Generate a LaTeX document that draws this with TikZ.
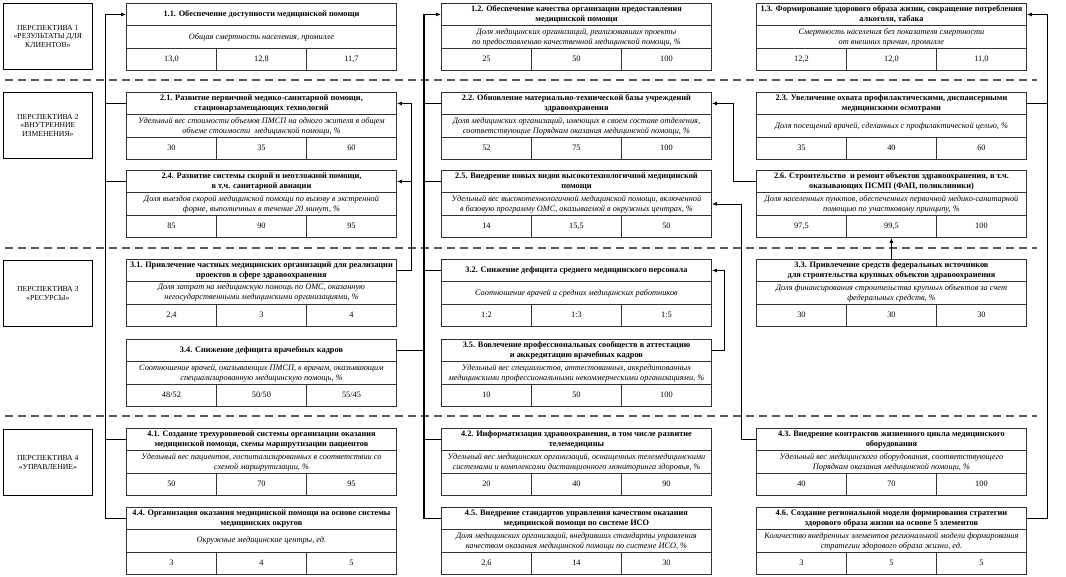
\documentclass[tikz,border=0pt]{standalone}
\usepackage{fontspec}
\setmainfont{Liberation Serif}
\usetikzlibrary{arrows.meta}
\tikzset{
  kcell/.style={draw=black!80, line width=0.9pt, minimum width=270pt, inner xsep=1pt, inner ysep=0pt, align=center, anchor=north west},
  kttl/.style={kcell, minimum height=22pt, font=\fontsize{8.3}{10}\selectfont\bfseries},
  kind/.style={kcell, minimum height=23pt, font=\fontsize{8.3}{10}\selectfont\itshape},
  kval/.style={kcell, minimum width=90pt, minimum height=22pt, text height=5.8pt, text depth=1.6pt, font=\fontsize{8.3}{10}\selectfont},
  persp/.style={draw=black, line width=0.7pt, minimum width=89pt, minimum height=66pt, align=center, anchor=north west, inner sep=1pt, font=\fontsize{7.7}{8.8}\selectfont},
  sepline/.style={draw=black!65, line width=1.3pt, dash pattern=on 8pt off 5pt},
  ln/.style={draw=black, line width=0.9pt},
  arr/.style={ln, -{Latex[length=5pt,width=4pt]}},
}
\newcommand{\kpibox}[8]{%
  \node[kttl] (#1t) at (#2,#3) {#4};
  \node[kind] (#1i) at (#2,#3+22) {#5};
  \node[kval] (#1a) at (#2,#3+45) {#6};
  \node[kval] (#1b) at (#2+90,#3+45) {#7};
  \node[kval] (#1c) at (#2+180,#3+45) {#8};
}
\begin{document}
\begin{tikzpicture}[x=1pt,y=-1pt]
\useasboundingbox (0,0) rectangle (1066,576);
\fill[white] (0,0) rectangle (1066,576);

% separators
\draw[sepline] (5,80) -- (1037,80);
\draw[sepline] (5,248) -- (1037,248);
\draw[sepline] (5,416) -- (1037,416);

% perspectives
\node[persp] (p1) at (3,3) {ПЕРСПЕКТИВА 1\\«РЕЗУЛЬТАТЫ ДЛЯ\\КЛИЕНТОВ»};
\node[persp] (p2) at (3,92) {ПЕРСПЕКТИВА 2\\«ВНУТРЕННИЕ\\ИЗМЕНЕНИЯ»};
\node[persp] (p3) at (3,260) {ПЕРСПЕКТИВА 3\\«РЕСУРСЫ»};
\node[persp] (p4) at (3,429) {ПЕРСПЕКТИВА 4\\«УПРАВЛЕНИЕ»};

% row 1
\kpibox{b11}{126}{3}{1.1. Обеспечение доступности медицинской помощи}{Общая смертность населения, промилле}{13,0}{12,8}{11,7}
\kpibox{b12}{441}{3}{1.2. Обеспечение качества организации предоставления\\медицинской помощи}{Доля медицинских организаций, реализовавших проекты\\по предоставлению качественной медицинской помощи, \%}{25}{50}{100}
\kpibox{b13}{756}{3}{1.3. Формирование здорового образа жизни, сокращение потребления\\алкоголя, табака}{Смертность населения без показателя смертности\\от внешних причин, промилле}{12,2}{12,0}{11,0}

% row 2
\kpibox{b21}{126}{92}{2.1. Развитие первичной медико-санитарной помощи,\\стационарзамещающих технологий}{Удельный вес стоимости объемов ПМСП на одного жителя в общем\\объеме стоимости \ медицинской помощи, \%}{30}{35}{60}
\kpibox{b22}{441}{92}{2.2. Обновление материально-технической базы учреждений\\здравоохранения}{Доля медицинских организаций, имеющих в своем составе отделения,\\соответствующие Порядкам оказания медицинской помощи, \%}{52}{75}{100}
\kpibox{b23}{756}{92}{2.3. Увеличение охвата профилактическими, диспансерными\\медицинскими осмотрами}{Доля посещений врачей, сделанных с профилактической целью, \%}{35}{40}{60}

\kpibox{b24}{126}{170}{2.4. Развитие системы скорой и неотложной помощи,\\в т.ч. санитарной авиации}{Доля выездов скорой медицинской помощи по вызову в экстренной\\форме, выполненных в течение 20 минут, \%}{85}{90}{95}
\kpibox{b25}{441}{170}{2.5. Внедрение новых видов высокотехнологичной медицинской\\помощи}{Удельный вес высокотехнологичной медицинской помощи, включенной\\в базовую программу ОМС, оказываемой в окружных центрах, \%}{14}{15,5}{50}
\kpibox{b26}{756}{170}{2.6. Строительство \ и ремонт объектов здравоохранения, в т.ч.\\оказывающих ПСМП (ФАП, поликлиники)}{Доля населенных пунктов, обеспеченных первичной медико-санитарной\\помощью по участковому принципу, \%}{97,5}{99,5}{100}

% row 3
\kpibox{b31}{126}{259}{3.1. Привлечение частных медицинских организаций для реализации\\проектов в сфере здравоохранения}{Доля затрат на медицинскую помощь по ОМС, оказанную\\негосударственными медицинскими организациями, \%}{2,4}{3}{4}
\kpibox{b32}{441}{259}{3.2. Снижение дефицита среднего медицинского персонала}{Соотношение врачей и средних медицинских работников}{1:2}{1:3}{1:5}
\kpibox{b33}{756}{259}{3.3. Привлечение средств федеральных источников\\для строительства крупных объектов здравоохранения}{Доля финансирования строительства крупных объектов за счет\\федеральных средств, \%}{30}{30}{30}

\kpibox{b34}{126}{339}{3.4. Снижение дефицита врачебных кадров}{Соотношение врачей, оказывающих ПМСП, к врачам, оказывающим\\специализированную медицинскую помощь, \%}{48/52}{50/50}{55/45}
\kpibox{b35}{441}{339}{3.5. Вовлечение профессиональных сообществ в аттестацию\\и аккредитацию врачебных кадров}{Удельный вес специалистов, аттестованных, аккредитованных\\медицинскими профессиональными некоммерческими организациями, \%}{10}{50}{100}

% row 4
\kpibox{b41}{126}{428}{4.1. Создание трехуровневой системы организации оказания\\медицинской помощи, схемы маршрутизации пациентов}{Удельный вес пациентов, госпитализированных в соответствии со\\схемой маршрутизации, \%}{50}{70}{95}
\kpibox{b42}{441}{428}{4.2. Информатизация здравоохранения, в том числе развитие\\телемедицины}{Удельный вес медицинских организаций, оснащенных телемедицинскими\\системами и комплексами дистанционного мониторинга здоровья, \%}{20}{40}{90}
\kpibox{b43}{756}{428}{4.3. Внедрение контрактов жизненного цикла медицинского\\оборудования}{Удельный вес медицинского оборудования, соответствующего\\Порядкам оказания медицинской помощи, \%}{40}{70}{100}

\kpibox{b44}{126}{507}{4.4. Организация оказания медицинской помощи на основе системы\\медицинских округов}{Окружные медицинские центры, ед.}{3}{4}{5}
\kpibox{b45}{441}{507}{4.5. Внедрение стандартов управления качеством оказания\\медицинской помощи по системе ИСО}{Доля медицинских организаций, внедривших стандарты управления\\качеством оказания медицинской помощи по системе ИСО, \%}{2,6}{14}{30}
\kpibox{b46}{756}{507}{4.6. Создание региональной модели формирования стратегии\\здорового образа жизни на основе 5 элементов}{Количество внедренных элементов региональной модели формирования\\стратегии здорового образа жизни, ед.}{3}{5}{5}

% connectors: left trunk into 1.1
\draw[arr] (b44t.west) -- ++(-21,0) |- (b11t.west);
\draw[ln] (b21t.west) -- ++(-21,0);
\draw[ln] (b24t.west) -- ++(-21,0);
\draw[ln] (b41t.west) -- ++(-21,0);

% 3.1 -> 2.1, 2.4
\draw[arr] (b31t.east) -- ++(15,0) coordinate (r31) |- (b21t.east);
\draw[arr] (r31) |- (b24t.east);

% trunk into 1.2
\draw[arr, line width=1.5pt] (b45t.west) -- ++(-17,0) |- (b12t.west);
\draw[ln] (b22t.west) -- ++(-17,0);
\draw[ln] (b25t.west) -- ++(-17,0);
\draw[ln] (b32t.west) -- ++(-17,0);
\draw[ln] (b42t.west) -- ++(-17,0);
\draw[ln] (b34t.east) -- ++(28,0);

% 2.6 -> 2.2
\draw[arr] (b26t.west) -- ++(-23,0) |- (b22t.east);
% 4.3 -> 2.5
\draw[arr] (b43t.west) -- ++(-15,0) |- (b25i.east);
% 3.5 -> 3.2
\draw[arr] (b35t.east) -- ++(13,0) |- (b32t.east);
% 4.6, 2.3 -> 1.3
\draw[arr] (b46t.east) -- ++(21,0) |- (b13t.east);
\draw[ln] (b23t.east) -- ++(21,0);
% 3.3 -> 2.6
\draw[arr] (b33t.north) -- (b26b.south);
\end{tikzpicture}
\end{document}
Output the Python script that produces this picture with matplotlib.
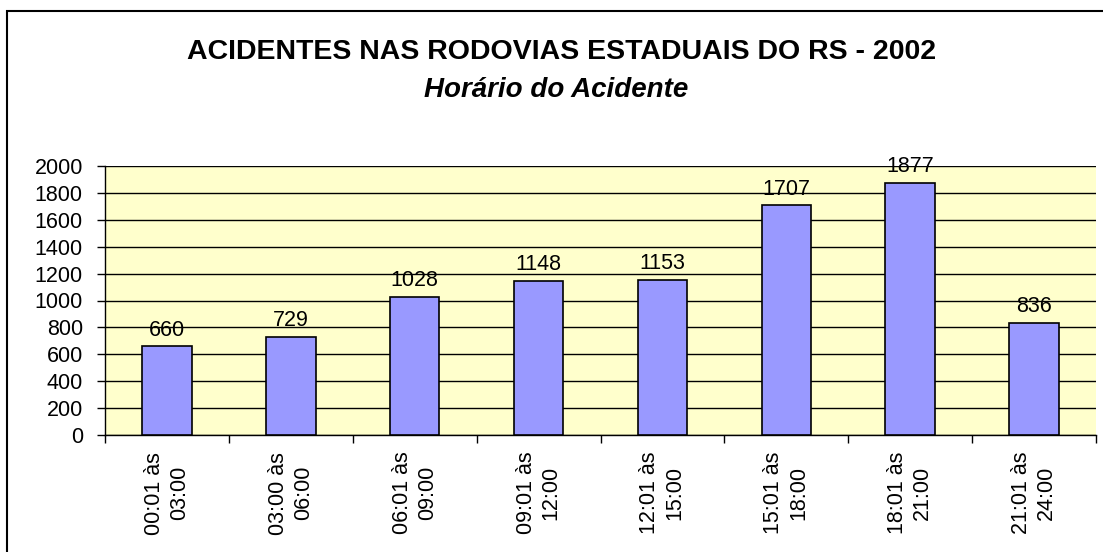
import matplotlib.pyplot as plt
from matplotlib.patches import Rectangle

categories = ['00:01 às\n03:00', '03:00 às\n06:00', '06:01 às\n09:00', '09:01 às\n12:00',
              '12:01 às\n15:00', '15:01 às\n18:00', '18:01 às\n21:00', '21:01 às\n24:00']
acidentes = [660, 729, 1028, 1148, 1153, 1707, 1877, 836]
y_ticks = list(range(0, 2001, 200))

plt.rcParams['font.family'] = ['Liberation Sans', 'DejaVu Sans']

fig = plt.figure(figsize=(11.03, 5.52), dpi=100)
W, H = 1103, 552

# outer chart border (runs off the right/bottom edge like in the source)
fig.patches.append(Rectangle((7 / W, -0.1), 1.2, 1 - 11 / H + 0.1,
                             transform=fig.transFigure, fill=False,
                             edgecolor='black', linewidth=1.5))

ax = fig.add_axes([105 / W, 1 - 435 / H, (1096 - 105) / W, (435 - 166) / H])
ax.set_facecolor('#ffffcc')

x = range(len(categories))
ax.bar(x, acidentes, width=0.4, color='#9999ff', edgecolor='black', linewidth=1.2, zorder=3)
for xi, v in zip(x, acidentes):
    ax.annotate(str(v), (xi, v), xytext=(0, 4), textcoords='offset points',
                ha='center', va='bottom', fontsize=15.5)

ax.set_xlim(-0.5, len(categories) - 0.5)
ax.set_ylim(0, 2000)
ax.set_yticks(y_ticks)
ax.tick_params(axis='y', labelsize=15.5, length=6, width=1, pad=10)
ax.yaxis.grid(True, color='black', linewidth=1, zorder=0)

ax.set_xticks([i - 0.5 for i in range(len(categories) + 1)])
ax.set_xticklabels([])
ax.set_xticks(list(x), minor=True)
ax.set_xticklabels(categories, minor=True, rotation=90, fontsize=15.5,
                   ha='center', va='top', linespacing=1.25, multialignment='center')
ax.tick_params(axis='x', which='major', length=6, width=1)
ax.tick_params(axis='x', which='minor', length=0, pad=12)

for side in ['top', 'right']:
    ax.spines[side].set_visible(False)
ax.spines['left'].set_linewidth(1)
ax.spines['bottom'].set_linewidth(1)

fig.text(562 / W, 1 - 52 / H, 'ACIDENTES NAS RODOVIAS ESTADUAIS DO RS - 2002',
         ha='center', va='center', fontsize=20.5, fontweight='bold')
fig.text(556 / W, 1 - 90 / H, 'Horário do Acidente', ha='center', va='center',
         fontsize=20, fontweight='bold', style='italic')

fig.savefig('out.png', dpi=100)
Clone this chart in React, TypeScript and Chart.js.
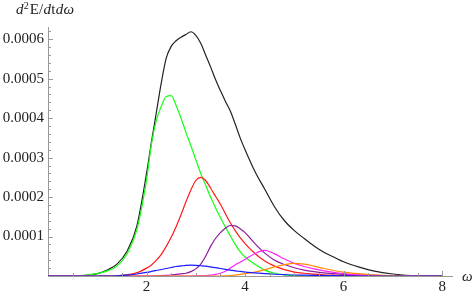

Goal
Above are some records; extract exactly the lines from the one containing "Output the Python" through the one containing "ax.yaxis.grid(True, color='black', linewidth=1, zorder=0)" and drop the pictures.

Task solution
Output the Python script that produces this picture with matplotlib.
import matplotlib.pyplot as plt
from matplotlib.patches import Rectangle

categories = ['00:01 às\n03:00', '03:00 às\n06:00', '06:01 às\n09:00', '09:01 às\n12:00',
              '12:01 às\n15:00', '15:01 às\n18:00', '18:01 às\n21:00', '21:01 às\n24:00']
acidentes = [660, 729, 1028, 1148, 1153, 1707, 1877, 836]
y_ticks = list(range(0, 2001, 200))

plt.rcParams['font.family'] = ['Liberation Sans', 'DejaVu Sans']

fig = plt.figure(figsize=(11.03, 5.52), dpi=100)
W, H = 1103, 552

# outer chart border (runs off the right/bottom edge like in the source)
fig.patches.append(Rectangle((7 / W, -0.1), 1.2, 1 - 11 / H + 0.1,
                             transform=fig.transFigure, fill=False,
                             edgecolor='black', linewidth=1.5))

ax = fig.add_axes([105 / W, 1 - 435 / H, (1096 - 105) / W, (435 - 166) / H])
ax.set_facecolor('#ffffcc')

x = range(len(categories))
ax.bar(x, acidentes, width=0.4, color='#9999ff', edgecolor='black', linewidth=1.2, zorder=3)
for xi, v in zip(x, acidentes):
    ax.annotate(str(v), (xi, v), xytext=(0, 4), textcoords='offset points',
                ha='center', va='bottom', fontsize=15.5)

ax.set_xlim(-0.5, len(categories) - 0.5)
ax.set_ylim(0, 2000)
ax.set_yticks(y_ticks)
ax.tick_params(axis='y', labelsize=15.5, length=6, width=1, pad=10)
ax.yaxis.grid(True, color='black', linewidth=1, zorder=0)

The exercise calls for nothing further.